NewGen was one of the more visible manifestations of a general trend - a trend which mired us deeper in a lot of bad things: the cult of the individual voice, the cult of youth, the silly dogma of "show not tell" (fine advice for beginners, but an insane line for an experienced practitioner to tow), and worst of all, the provincialism of the contemporary. I recently sat in a room listening to a certain eminent litterateuse enquire of the air why anyone, in 2001, for God's sake, would want to write like Louis MacNeice. Well, y'know. If you have to ask.  
 
           *

After NewGen, reviewing got much worse. I've been back and had a look. It was always terrible, but far too many reviews now seem to fall into one of two categories: elegant vituperation and semiliterate praise. Writers such as John Kinsella - as eloquent in their advocacy as their criticism, and alive to the whole spectrum of the art - are depressingly thin on the ground. The kind of review that shits from a great height on a book is almost invariably - you have to make exceptions - written out of a snivelling insecurity, regardless of its apparent swagger ... I know, because I wrote a ton of them.

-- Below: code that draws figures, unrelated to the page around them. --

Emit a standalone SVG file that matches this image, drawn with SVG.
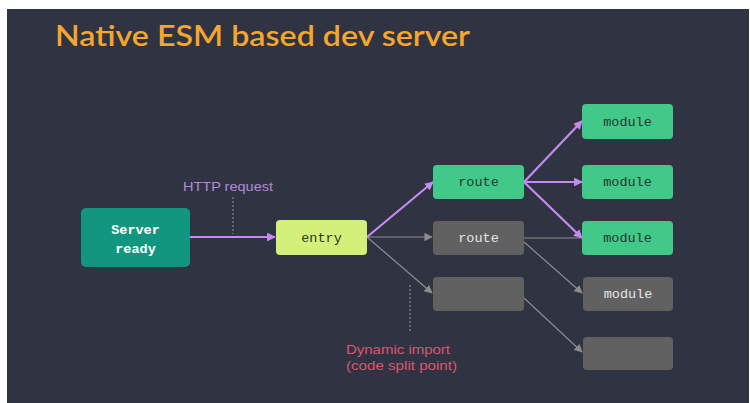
<svg xmlns="http://www.w3.org/2000/svg" width="750" height="403" viewBox="0 0 750 403">
<defs>
<style>
.box text{font-family:"Liberation Mono","DejaVu Sans Mono",monospace;font-size:13.5px;text-anchor:middle}
.green rect{fill:#42c98a}
.green text{fill:#1c3b30}
.gray rect{fill:#616161}
.gray text{fill:#e6e6e6}
.pl{stroke:#c58af0;stroke-width:2.2;fill:none}
.gl{stroke:#8c8c8c;stroke-width:1.2;fill:none}
.lbl{font-family:"Liberation Sans",Arial,sans-serif;font-size:13.5px}
</style>
<marker id="ap" viewBox="0 0 10 10" refX="9" refY="5" markerWidth="4" markerHeight="4" orient="auto" markerUnits="strokeWidth"><path d="M0,0 L10,5 L0,10 z" fill="#c58af0"/></marker>
<marker id="ag" viewBox="0 0 10 10" refX="9" refY="5" markerWidth="7" markerHeight="7" orient="auto" markerUnits="strokeWidth"><path d="M0,0 L10,5 L0,10 z" fill="#8c8c8c"/></marker>
</defs>
<rect x="0" y="0" width="750" height="403" fill="#ffffff"/>
<rect x="7" y="9" width="742" height="394" fill="#303442"/>
<text x="55" y="46" font-family="Lato,'Noto Sans',sans-serif" font-size="29" font-weight="600" fill="#f5a62e" textLength="415" lengthAdjust="spacingAndGlyphs">Native ESM based dev server</text>

<g id="connectors">
<line class="gl" x1="367" y1="237" x2="432" y2="237" marker-end="url(#ag)"/>
<line class="gl" x1="367" y1="237" x2="432" y2="293" marker-end="url(#ag)"/>
<line class="gl" x1="524" y1="238" x2="580" y2="238"/>
<line class="gl" x1="524" y1="242" x2="582" y2="293" marker-end="url(#ag)"/>
<line class="gl" x1="524" y1="298" x2="582" y2="352" marker-end="url(#ag)"/>
<line class="pl" x1="190" y1="237" x2="275" y2="237" marker-end="url(#ap)"/>
<line class="pl" x1="367" y1="237" x2="433" y2="182" marker-end="url(#ap)"/>
<line class="pl" x1="524" y1="182" x2="582" y2="121" marker-end="url(#ap)"/>
<line class="pl" x1="524" y1="182" x2="582" y2="182" marker-end="url(#ap)"/>
<line class="pl" x1="524" y1="182" x2="582" y2="238" marker-end="url(#ap)"/>
<line x1="233" y1="197" x2="233" y2="234" stroke="#9a9aa0" stroke-width="1" stroke-dasharray="2,2"/>
<line x1="410" y1="285" x2="410" y2="333" stroke="#9a9aa0" stroke-width="1" stroke-dasharray="2,2"/>
</g>

<text class="lbl" x="183" y="191" fill="#b48ad8" textLength="90" lengthAdjust="spacingAndGlyphs">HTTP request</text>
<text class="lbl" x="346" y="354" fill="#dc5470" textLength="104" lengthAdjust="spacingAndGlyphs">Dynamic import</text>
<text class="lbl" x="346" y="370" fill="#dc5470" textLength="111" lengthAdjust="spacingAndGlyphs">(code split point)</text>

<g id="server" class="box">
<rect x="81" y="208" width="109" height="59" rx="5" fill="#13967f"/>
<text x="135.5" y="234" fill="#ffffff" font-weight="bold" font-size="16.5">Server</text>
<text x="135.5" y="253" fill="#ffffff" font-weight="bold" font-size="16.5">ready</text>
</g>
<g id="entry" class="box">
<rect x="276" y="220" width="91" height="35" rx="4" fill="#d3f07a"/>
<text x="321.5" y="242" fill="#2b3a1c">entry</text>
</g>
<g id="route1" class="box green">
<rect x="433" y="165" width="91" height="34" rx="4"/>
<text x="478.5" y="186">route</text>
</g>
<g id="route2" class="box gray">
<rect x="433" y="221" width="91" height="34" rx="4"/>
<text x="478.5" y="242">route</text>
</g>
<g id="route3" class="box gray">
<rect x="433" y="277" width="91" height="34" rx="4"/>
</g>
<g id="module1" class="box green">
<rect x="582" y="104" width="91" height="35" rx="4"/>
<text x="627.5" y="126">module</text>
</g>
<g id="module2" class="box green">
<rect x="582" y="165" width="91" height="34" rx="4"/>
<text x="627.5" y="186">module</text>
</g>
<g id="module3" class="box green">
<rect x="582" y="221" width="91" height="34" rx="4"/>
<text x="627.5" y="242">module</text>
</g>
<g id="module4" class="box gray">
<rect x="583" y="277" width="90" height="34" rx="4"/>
<text x="628" y="298">module</text>
</g>
<g id="module5" class="box gray">
<rect x="583" y="337" width="90" height="33" rx="4"/>
</g>
</svg>
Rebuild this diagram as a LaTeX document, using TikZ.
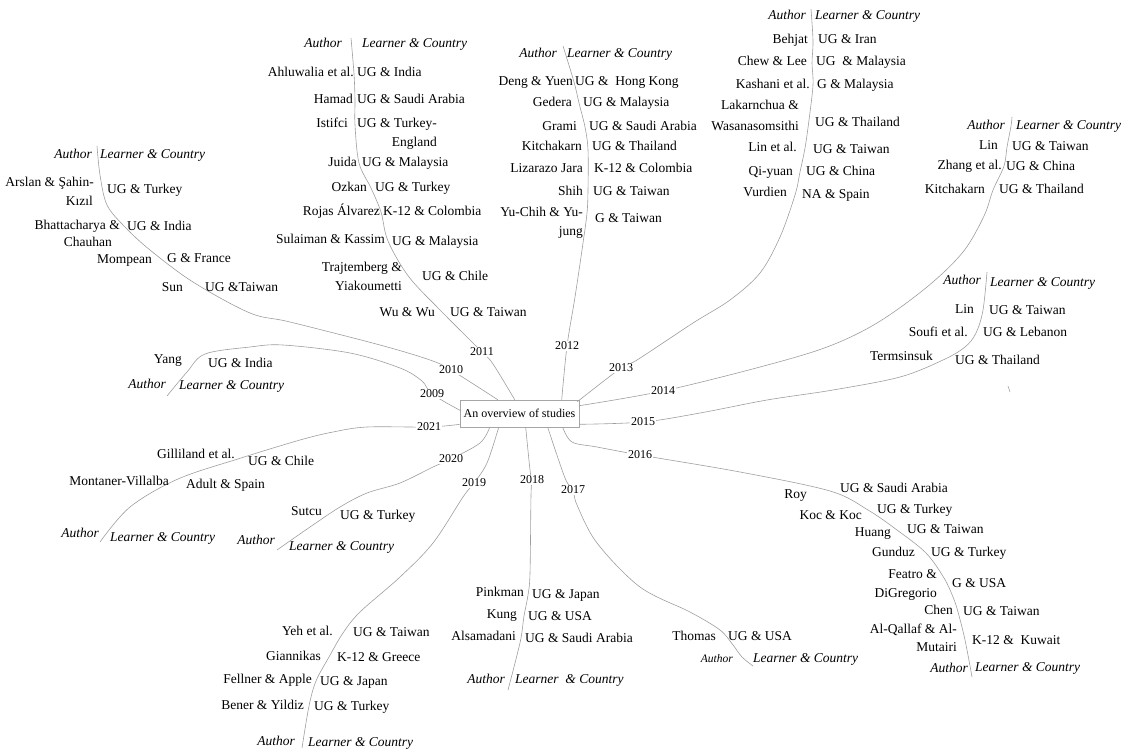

Artificially pumped full of the confidence I thought I was supposed to feel - but somehow didn't - as a NewGen poet, I came on like a young gunslinger, and wrote reviews that were pointlessly cruel, and disgracefully ad hominem. I only quit when one review provoked a well-orchestrated series of death-threats from friends of my victim. You have to realise when you're crap at something.)

           *

I quite agree that the NewGen were a bit too homogenous a group. Iain Sinclair dismissed the lot of us as "pod people", and I concede at least half the point. The poets he collected in his Conductors of Chaos were just from another pod - however infinitely various they may feel themselves to be - but some deserved, and have never received, proper attention. Exactly the same goes for performance poets. A whole lot of useful cross-pollination could have taken place that didn't. Denise Riley and Jean Breeze on the same stand: why the hell not? In retrospect, I think Carol Ann Duffy was quite right to exempt herself from the promotion; none of the rest of us did, simply because we couldn't afford to.

          *

The best thing to come out of NewGen was the chance for poets at the opposite ends of the country to meet up and talk to each other; the friendships made resulted in several of us having a profound influence on one another's work. All this makes it a crying shame that there weren't far more poets involved. NewGen also kickstarted a much more professional approach to the marketing of poetry, which it badly needed.

          *

Kingsely Amis once dreamt up a brilliant advertising campaign for alcohol, along the lines of: Drink Beer. It Makes You Drunk. It works, because the selling point also happens to be an intrinsic property of the thing you're advertising. If you have to go looking for it - Beer Makes You Look Sexy, Beer Brings You Closer to God - you should really be selling something different, like lingerie or religion. Anyway here's my slogan: Read Poetry. It's Really Quite Hard. This will appeal immediately to the target audience (aye, the literate classes: why does that always sound like a heresy?) who will be thoroughly intrigued, and then - as we all know - deeply rewarded for the investment poetry will ask of them. It also has the merit of throwing the emphasis back on the poem, where perhaps it should have been in the first place.

          *

National Poetry Day. I forget the year. I receive a call - in my capacity as a NewGen poet, I assume, since the caller thinks I am Michael Donaghy - asking me to appear on Newsnight. The researcher suggests that I might want to talk about how poetry has been trivialised by the media. I laboriously put my case. "Yeah!" she exclaims. "Just the sort of thing we're looking for. Now, if we send a cab over at half past five, do you think you might put these thoughts into verse?" I looked at my watch: it was half-past four. I will spare you my response.


excerpts from Don Paterson's 'The Legacy of NewGen', published in The Poetry Review, 2001.